Más que el aspecto ético del Rastro nos interesa el psicológico. ¡Oh, muebles viejos y respetables! ¡Oh, mil diversos trebejos y apatuscos! Vosotros habéis sido los compañeros, los amigos, los confidentes de hombres y mujeres que habrán desaparecido en las lejanías de lo pretérito. Vosotros habréis visto las alegrías y los pesares, los anhelos y las desesperanzas de generaciones, que han puesto, anteriormente a nosotros, un escalón, un peldaño, para que la humanidad siga su marcha ascensional hacia una meta -lejana, indefinida- de justicia y de bienestar. Unos de entre vosotros han figurado en hogares humildes, prosaicos; otros han pasado por mansiones suntuosas.

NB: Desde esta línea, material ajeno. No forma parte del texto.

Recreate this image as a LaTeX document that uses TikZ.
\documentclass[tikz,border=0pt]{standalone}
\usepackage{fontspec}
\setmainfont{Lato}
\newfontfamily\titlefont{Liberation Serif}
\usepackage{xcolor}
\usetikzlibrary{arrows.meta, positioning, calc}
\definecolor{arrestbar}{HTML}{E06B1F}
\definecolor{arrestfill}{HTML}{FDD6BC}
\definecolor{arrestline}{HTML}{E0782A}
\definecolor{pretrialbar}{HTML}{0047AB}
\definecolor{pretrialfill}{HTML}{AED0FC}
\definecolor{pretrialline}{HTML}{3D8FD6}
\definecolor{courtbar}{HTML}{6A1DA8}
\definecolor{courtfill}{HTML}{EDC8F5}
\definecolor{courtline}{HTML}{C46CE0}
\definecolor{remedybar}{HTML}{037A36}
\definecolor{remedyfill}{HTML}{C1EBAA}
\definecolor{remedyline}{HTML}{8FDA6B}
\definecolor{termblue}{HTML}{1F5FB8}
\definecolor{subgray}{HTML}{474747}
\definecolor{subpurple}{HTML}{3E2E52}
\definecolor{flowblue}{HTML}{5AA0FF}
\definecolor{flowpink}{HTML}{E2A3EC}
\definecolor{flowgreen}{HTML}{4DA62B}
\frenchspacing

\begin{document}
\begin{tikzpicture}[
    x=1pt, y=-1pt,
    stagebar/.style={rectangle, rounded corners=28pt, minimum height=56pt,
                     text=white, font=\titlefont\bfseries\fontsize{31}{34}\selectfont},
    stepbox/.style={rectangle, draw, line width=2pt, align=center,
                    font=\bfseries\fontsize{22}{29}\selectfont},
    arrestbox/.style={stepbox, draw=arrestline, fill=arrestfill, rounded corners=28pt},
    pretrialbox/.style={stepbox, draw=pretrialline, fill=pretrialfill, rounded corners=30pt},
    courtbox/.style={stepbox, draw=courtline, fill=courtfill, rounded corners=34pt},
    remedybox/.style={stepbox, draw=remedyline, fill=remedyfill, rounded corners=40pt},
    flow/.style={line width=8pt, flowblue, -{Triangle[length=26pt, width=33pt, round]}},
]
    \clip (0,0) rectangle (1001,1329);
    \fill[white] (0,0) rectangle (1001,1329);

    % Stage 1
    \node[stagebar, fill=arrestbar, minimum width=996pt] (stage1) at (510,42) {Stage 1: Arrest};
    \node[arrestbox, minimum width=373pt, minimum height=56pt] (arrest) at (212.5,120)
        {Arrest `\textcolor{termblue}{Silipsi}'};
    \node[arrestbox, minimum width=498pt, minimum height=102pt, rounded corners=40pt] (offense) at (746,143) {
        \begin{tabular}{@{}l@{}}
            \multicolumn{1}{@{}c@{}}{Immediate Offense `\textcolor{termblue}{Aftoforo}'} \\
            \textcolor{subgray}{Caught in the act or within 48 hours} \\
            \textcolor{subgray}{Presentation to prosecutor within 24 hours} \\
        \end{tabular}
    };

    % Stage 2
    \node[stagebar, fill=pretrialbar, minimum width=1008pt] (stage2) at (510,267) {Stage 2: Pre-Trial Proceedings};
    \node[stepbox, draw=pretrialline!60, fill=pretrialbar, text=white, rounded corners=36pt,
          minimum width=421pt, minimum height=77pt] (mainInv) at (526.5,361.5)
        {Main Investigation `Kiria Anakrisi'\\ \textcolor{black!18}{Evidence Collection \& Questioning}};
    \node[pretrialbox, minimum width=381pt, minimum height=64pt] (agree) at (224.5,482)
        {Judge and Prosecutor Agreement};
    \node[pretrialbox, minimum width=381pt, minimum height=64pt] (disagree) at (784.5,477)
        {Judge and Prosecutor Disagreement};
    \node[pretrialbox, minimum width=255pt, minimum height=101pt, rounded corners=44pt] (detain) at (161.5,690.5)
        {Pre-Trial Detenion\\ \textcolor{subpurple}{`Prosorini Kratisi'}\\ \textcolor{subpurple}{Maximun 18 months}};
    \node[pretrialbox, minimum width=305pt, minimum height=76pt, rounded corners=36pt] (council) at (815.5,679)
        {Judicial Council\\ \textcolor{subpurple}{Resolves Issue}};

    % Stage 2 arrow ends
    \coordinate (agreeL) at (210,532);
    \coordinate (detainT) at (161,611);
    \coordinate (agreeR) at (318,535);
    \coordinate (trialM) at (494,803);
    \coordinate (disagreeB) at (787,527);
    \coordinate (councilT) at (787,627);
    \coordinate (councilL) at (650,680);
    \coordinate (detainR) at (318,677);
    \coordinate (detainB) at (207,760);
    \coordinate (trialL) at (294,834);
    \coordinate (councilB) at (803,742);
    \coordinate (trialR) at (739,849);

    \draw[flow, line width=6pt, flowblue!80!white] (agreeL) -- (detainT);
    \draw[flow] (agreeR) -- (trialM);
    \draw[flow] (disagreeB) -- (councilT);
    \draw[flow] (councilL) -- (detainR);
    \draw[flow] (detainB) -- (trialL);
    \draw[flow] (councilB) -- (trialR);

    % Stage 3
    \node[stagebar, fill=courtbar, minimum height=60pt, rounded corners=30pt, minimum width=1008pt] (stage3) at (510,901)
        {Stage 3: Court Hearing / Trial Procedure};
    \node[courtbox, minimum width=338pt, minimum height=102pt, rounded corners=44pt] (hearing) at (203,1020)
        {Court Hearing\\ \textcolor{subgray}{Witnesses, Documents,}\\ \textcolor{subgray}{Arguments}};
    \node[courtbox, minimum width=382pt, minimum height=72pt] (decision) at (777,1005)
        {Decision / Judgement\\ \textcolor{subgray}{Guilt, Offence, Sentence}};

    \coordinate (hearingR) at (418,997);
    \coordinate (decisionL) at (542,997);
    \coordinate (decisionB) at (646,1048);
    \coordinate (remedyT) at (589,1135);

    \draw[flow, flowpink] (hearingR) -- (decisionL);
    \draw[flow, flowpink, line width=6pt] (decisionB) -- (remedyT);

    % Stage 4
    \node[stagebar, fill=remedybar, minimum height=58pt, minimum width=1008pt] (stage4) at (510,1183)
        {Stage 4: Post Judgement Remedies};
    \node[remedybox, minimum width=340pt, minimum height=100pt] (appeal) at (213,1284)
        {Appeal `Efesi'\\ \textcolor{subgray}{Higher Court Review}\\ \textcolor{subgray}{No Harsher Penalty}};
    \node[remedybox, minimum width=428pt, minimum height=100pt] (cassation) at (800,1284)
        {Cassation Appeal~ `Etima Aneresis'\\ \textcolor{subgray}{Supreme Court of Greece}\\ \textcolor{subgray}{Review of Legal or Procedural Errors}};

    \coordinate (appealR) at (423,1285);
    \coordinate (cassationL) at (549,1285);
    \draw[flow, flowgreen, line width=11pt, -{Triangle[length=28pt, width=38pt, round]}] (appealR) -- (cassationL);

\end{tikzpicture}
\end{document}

Aquí, este diván de damasco blanco con fajas verdes nos habla de una época romántica y absurda. ¿Qué historias, qué novelas, qué poemas imaginaremos al posar nuestra mirada en el asiento muelle -ya ajado- de este sofá? Hubo un tiempo en que vibraba la música de Rossini; en que Ros de Olano escribía novelas extravagantes, incomprensibles, como «El doctor Lañuela»; en que Villamil pintaba unos interiores fantásticos de catedrales; en que se iba al Prado -y a otras partes, a todas- con un estrecho pantalón gris, estirado por la trabilla; en que sonaba sobre el pavimento de los ministerios una espada terrible: la de Narváez; en que había un restaurant que se llamaba «Los Cisnes» (¿eran los manteles blancos como los cisnes?), y otro “Genéis”; en que a los balcones de mi caserón de la plaza del Ángel se asomaba la más bonita, la más esbelta de todas las españolas: Eugenia Montijo; hoy, al cabo de tanto tiempo -es natural-, una viejecita vestida de luto y que vive muy lejos de su patria... 

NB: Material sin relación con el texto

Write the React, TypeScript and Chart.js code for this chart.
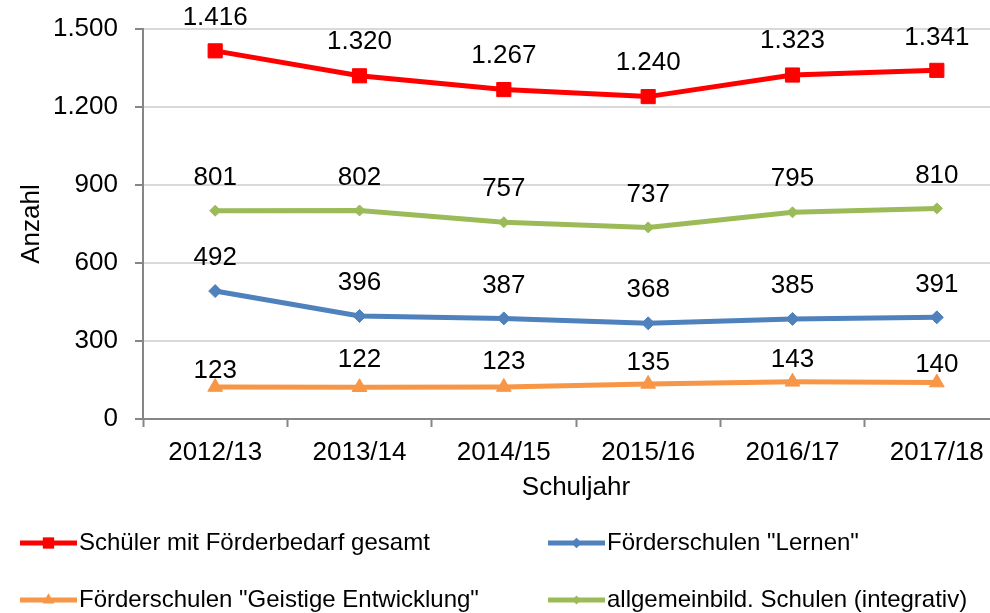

Todas las mañanas andan y sudan por Madrid unos hombres infatigables que llevan al hombro unos saquillos de lienzo. De cuando en cuando se paran y lanzan un grito; también gritan sin pararse. (Entre todos estos hombres hay uno cuyo grito, indefinible, de un encanto particular, es como una melopea de almuédano en su alminar.) A la una de la tarde no encontraréis ninguno de estos hombres por la calle; todos, como obedeciendo a un protocolo inviolable, han desaparecido. Su misión en las calles de la corte termina con el filo del día. Estos hombres son los hierofantes de este templo secular que se llama el Rastro: son a la par servidores del dios Tiempo. El tiempo es el dios del Rastro. Estos sus sacerdotes recorren las calles de Madrid y se llevan hacia allá abajo todos los trastos y objetos en que el Tiempo ha marcado su huella. Saludémoslos reverentemente; testimoniemos nuestro respeto a estos cultores de una divinidad dulce e implacable.